The letters thread is now closed.
  • Write in a public venue

    If you want others' opinions, ask for opinions and comments. Put your writing out there where others can find it. For instance, start a blog or online journal and actively solicit comments and feedback. Track your readers and see what sticks and what doesn't. You'll write differently in that format, but you'll get some sort of idea of what people think of what you have to say.

  • Suggestion: Writing they cannot refuse...

    One must imagine that there are places to publish where decent writing cannot be refused. Write unpaid: a story for a small local newspaper on a community meeting, a blurb in a local arts & culture newsweekly, and of course, get a blog idea and watch your "hit" counter. The "Stuff White People Like" blog writers just got a book deal; we all know of "Juno" writer Diablo Cody. I write letters to the editor -- albeit forgettable, as all letters to the editor are, but my name's in Lexis-Nexis at least.

    Publish for free to create a writing practice, do the work, and whether this can be your living should work itself out. LW, you've already got a start -- Cary Tennis published you in Salon.com.

  • a curdled soul is an option

    Some time ago a person that I know told me that I write well. I was writing short stories at the time. Unfortunately, I decided that I have little to say about the important issues of our time. So, about a year ago, I decided to become a troll in the letters section at Salon.

    If you go to the supermarket and pick up a novel you will discover that lack of talent is no great barrier to getting published. Ultimately, it's all about believing in yourself.

  • Turn the question around

    Everyone thinks they can write. We are all taught to do it in school from our earliest years. We write shopping lists, essays, thank you notes to Grandma, love letters, letters home from war, term papers, Christmas letters. We all write.

    A few people dream of transcending all that ordinary writing into art, and even fewer achieve that.

    But turn the question around into any of the other arts. Theater. Ceramics. Oil painting. Wood carving. Music. Singing. Composing. Pen and ink drawing. Ask the question, "How can I tell if my (ceramics, paintings, compositions) are any good?"

    There is a huge, tangible difference between Uncle Pete who plays the fiddle now and then, and any musician who actually makes a living at their craft. And I'm not even talking Itzak Perlman, just anyone good enough to pay the bills and not starve. They're not just good, they're damn good. You and I know they're a world away from Uncle Pete. They have poured every ounce of their lives into that craft, practiced, taken lessons, played alone and in groups, for most of their lives before they get good enough to make money.

    Somehow, many writers, perhaps this LW, think they can skip all that. They write some essays, they fill up a journal, then ask the equivalent question of "Why can't I play in Carnegie Hall?" A much more appropriate question to ask is, "Is my writing good enough that anyone, anywhere, would pay for it?"

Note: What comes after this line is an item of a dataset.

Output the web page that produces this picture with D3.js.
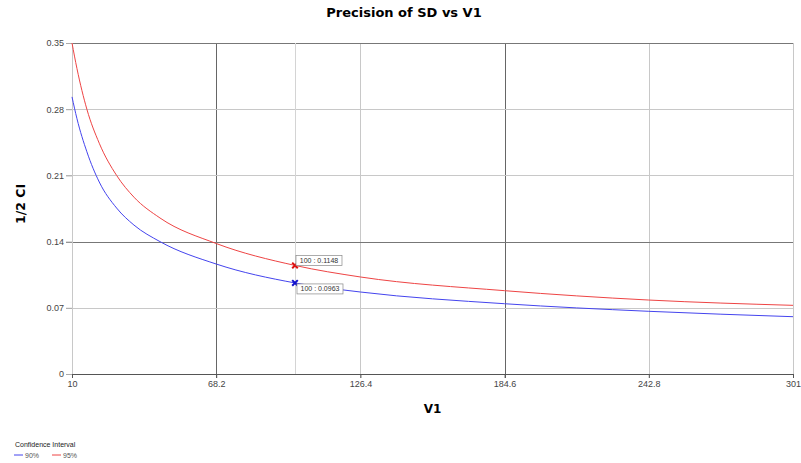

    If it's not, you start that slow progress that any musician would do. Lessons. Scales. Etudes. Years and years of practice. Reams, reams, and reams of words that no one will see. Get a copy of Stephen King's "On Writing," better yet, get the book on CD (King narrates it himself), and listen to the first half. He describes his own development as a writer, where he essentially spent decades teaching himself to write before he published anything. I'm not a King fan, but his "On Writing" is excellent.

    Hire an editor if you can afford one. Join a critique group. Take cheap writing classes at your local community college. Read, read, and read. Turn off the TV. Immerse yourself in the world of writers and writing, like a pianist would immerse him or herself into the world of music.

    If you want it that bad, you will learn the craft.

  • You want to be famous -- not a writer

    I second the opinion of the first post, which said the LW wanted to be published, and not necessarily to be a writer. LW is ALREADY a writer -- to be a writer, you need only to write, and he/she is clearly doing just that (the rejection letters, contests, etc.).

    The problem is, in our money-and-success-oriented culture, we equate good writing with being published and making loads of money. By that standard, admitted liar James Frey is a "good writer". So are writers who churn out volumes of tired, predictable mysteries, romances, suspence novels, fantasies derivative of LOTR, and so on. You can go to any bookstore or library and see this stuff by the thousands. Most of it is utter garbage. (One positive: when the oil runs out and you get cold, you can burn them! I understand books burn at 451 degrees fahrenheit.)

    The LW wants to win contests and get full-ride scholarships to writing workshops, and get published (paid) for his/her writing, probably leading to a lucrative book contract with a major publishing house for a multi-book trilogy -- which will sell to the movies for six figures. That's the LW's definition of "writing".

    I have a better suggestion, LW: why don't you start an online advice column, where you can dispense long-winded, artsy meanderings on topics mostly related to yourself, which never address the advice-seeker's issues? I understand there are online magazines in San Francisco that pay BIG bucks for this! Also I recommend you use part of your lavishly remodeled home to give writing seminars: as we all know, those who can do and those who CAN'T....teach.

  • Workshop workshop workshop

    Writers don't "have" talent -- they develop skills. They hone those skills by using other writers as a sounding board.

    But the first skills they have to develop are the skills of accepting and parsing the feedback of other writers.

    That's where the writing workshop comes in.

    In a good workshop, you won't learn whether you "have" talent. You'll learn what skills you've developed well and what skills you still need to work on to get where you're trying to go as a writer.